> STORED DATA:
--*--

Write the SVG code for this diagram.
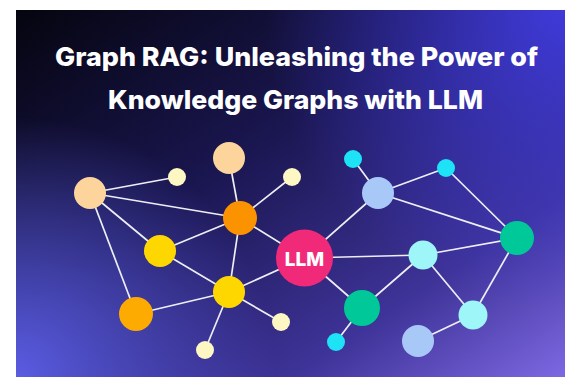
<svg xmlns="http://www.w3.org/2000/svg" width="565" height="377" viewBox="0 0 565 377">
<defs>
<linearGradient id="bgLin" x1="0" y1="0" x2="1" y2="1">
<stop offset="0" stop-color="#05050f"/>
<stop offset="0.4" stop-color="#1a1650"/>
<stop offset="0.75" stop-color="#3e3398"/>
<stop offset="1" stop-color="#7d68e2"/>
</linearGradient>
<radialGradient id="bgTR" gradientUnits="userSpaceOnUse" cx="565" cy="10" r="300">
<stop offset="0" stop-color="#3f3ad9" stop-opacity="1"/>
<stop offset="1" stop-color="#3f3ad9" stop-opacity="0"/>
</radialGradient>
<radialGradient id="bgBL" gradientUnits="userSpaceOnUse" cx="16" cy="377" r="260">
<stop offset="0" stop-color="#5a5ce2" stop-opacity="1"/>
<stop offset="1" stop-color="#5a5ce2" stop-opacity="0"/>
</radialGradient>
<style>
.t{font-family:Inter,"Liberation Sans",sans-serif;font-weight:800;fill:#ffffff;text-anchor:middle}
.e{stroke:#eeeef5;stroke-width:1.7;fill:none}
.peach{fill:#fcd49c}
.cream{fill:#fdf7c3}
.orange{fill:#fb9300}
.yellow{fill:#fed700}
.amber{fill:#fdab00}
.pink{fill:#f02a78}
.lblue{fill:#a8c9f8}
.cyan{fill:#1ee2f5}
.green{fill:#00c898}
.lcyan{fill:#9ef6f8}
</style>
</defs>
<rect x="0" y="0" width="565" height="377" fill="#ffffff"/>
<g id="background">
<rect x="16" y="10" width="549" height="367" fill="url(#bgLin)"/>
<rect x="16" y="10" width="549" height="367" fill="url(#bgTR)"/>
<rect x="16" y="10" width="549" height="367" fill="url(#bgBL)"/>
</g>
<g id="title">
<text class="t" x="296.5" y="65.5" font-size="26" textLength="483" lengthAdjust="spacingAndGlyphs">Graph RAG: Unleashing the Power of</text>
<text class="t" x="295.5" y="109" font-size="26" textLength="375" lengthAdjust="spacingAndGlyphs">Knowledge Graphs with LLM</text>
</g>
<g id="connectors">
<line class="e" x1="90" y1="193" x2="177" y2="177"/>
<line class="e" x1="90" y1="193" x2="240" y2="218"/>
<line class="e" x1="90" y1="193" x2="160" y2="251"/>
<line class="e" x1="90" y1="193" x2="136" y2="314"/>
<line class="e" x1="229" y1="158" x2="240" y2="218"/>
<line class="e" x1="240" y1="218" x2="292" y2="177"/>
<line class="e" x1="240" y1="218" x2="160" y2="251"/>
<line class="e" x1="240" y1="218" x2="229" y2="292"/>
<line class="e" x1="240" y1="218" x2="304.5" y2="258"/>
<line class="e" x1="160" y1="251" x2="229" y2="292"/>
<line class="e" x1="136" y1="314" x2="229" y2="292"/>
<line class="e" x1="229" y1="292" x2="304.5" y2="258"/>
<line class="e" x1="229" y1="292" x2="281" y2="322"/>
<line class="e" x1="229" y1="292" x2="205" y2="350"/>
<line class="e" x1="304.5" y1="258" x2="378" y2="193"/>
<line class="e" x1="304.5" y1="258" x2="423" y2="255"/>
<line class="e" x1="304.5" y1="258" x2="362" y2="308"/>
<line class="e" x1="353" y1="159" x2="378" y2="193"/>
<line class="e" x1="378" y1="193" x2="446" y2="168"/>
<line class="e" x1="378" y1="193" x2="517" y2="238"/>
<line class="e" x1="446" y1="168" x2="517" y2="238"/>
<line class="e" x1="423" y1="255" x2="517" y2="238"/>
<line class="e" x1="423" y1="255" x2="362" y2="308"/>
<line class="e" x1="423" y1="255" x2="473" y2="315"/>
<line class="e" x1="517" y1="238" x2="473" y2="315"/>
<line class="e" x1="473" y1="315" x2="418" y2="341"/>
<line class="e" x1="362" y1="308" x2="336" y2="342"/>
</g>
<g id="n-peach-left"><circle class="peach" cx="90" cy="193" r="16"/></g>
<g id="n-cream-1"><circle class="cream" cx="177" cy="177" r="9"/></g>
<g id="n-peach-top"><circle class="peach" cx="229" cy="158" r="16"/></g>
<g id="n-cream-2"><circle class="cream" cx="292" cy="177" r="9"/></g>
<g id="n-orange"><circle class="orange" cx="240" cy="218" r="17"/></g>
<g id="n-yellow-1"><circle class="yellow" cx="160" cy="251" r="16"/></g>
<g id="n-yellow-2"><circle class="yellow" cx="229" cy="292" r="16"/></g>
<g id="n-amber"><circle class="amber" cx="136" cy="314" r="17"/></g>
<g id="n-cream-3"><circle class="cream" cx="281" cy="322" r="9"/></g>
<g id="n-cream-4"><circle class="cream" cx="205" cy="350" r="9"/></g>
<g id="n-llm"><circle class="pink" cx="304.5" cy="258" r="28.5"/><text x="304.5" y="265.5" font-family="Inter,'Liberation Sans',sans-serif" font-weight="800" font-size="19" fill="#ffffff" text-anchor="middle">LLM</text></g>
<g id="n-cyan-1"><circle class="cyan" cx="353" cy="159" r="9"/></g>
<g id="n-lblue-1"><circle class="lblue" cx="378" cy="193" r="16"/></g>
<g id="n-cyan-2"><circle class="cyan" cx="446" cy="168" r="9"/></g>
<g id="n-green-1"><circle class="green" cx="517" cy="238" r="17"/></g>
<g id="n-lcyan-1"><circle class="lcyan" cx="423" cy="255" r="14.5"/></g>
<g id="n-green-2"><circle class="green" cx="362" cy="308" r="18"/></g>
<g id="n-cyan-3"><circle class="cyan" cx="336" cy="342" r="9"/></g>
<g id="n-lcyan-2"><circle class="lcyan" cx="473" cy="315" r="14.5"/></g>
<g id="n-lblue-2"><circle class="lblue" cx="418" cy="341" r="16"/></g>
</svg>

--*--

> PROBLEM TO WORK ON: Transcribe the listing in full and omit the pictures.

> CORRECT RESULT:
Write the SVG code for this diagram.
<svg xmlns="http://www.w3.org/2000/svg" width="565" height="377" viewBox="0 0 565 377">
<defs>
<linearGradient id="bgLin" x1="0" y1="0" x2="1" y2="1">
<stop offset="0" stop-color="#05050f"/>
<stop offset="0.4" stop-color="#1a1650"/>
<stop offset="0.75" stop-color="#3e3398"/>
<stop offset="1" stop-color="#7d68e2"/>
</linearGradient>
<radialGradient id="bgTR" gradientUnits="userSpaceOnUse" cx="565" cy="10" r="300">
<stop offset="0" stop-color="#3f3ad9" stop-opacity="1"/>
<stop offset="1" stop-color="#3f3ad9" stop-opacity="0"/>
</radialGradient>
<radialGradient id="bgBL" gradientUnits="userSpaceOnUse" cx="16" cy="377" r="260">
<stop offset="0" stop-color="#5a5ce2" stop-opacity="1"/>
<stop offset="1" stop-color="#5a5ce2" stop-opacity="0"/>
</radialGradient>
<style>
.t{font-family:Inter,"Liberation Sans",sans-serif;font-weight:800;fill:#ffffff;text-anchor:middle}
.e{stroke:#eeeef5;stroke-width:1.7;fill:none}
.peach{fill:#fcd49c}
.cream{fill:#fdf7c3}
.orange{fill:#fb9300}
.yellow{fill:#fed700}
.amber{fill:#fdab00}
.pink{fill:#f02a78}
.lblue{fill:#a8c9f8}
.cyan{fill:#1ee2f5}
.green{fill:#00c898}
.lcyan{fill:#9ef6f8}
</style>
</defs>
<rect x="0" y="0" width="565" height="377" fill="#ffffff"/>
<g id="background">
<rect x="16" y="10" width="549" height="367" fill="url(#bgLin)"/>
<rect x="16" y="10" width="549" height="367" fill="url(#bgTR)"/>
<rect x="16" y="10" width="549" height="367" fill="url(#bgBL)"/>
</g>
<g id="title">
<text class="t" x="296.5" y="65.5" font-size="26" textLength="483" lengthAdjust="spacingAndGlyphs">Graph RAG: Unleashing the Power of</text>
<text class="t" x="295.5" y="109" font-size="26" textLength="375" lengthAdjust="spacingAndGlyphs">Knowledge Graphs with LLM</text>
</g>
<g id="connectors">
<line class="e" x1="90" y1="193" x2="177" y2="177"/>
<line class="e" x1="90" y1="193" x2="240" y2="218"/>
<line class="e" x1="90" y1="193" x2="160" y2="251"/>
<line class="e" x1="90" y1="193" x2="136" y2="314"/>
<line class="e" x1="229" y1="158" x2="240" y2="218"/>
<line class="e" x1="240" y1="218" x2="292" y2="177"/>
<line class="e" x1="240" y1="218" x2="160" y2="251"/>
<line class="e" x1="240" y1="218" x2="229" y2="292"/>
<line class="e" x1="240" y1="218" x2="304.5" y2="258"/>
<line class="e" x1="160" y1="251" x2="229" y2="292"/>
<line class="e" x1="136" y1="314" x2="229" y2="292"/>
<line class="e" x1="229" y1="292" x2="304.5" y2="258"/>
<line class="e" x1="229" y1="292" x2="281" y2="322"/>
<line class="e" x1="229" y1="292" x2="205" y2="350"/>
<line class="e" x1="304.5" y1="258" x2="378" y2="193"/>
<line class="e" x1="304.5" y1="258" x2="423" y2="255"/>
<line class="e" x1="304.5" y1="258" x2="362" y2="308"/>
<line class="e" x1="353" y1="159" x2="378" y2="193"/>
<line class="e" x1="378" y1="193" x2="446" y2="168"/>
<line class="e" x1="378" y1="193" x2="517" y2="238"/>
<line class="e" x1="446" y1="168" x2="517" y2="238"/>
<line class="e" x1="423" y1="255" x2="517" y2="238"/>
<line class="e" x1="423" y1="255" x2="362" y2="308"/>
<line class="e" x1="423" y1="255" x2="473" y2="315"/>
<line class="e" x1="517" y1="238" x2="473" y2="315"/>
<line class="e" x1="473" y1="315" x2="418" y2="341"/>
<line class="e" x1="362" y1="308" x2="336" y2="342"/>
</g>
<g id="n-peach-left"><circle class="peach" cx="90" cy="193" r="16"/></g>
<g id="n-cream-1"><circle class="cream" cx="177" cy="177" r="9"/></g>
<g id="n-peach-top"><circle class="peach" cx="229" cy="158" r="16"/></g>
<g id="n-cream-2"><circle class="cream" cx="292" cy="177" r="9"/></g>
<g id="n-orange"><circle class="orange" cx="240" cy="218" r="17"/></g>
<g id="n-yellow-1"><circle class="yellow" cx="160" cy="251" r="16"/></g>
<g id="n-yellow-2"><circle class="yellow" cx="229" cy="292" r="16"/></g>
<g id="n-amber"><circle class="amber" cx="136" cy="314" r="17"/></g>
<g id="n-cream-3"><circle class="cream" cx="281" cy="322" r="9"/></g>
<g id="n-cream-4"><circle class="cream" cx="205" cy="350" r="9"/></g>
<g id="n-llm"><circle class="pink" cx="304.5" cy="258" r="28.5"/><text x="304.5" y="265.5" font-family="Inter,'Liberation Sans',sans-serif" font-weight="800" font-size="19" fill="#ffffff" text-anchor="middle">LLM</text></g>
<g id="n-cyan-1"><circle class="cyan" cx="353" cy="159" r="9"/></g>
<g id="n-lblue-1"><circle class="lblue" cx="378" cy="193" r="16"/></g>
<g id="n-cyan-2"><circle class="cyan" cx="446" cy="168" r="9"/></g>
<g id="n-green-1"><circle class="green" cx="517" cy="238" r="17"/></g>
<g id="n-lcyan-1"><circle class="lcyan" cx="423" cy="255" r="14.5"/></g>
<g id="n-green-2"><circle class="green" cx="362" cy="308" r="18"/></g>
<g id="n-cyan-3"><circle class="cyan" cx="336" cy="342" r="9"/></g>
<g id="n-lcyan-2"><circle class="lcyan" cx="473" cy="315" r="14.5"/></g>
<g id="n-lblue-2"><circle class="lblue" cx="418" cy="341" r="16"/></g>
</svg>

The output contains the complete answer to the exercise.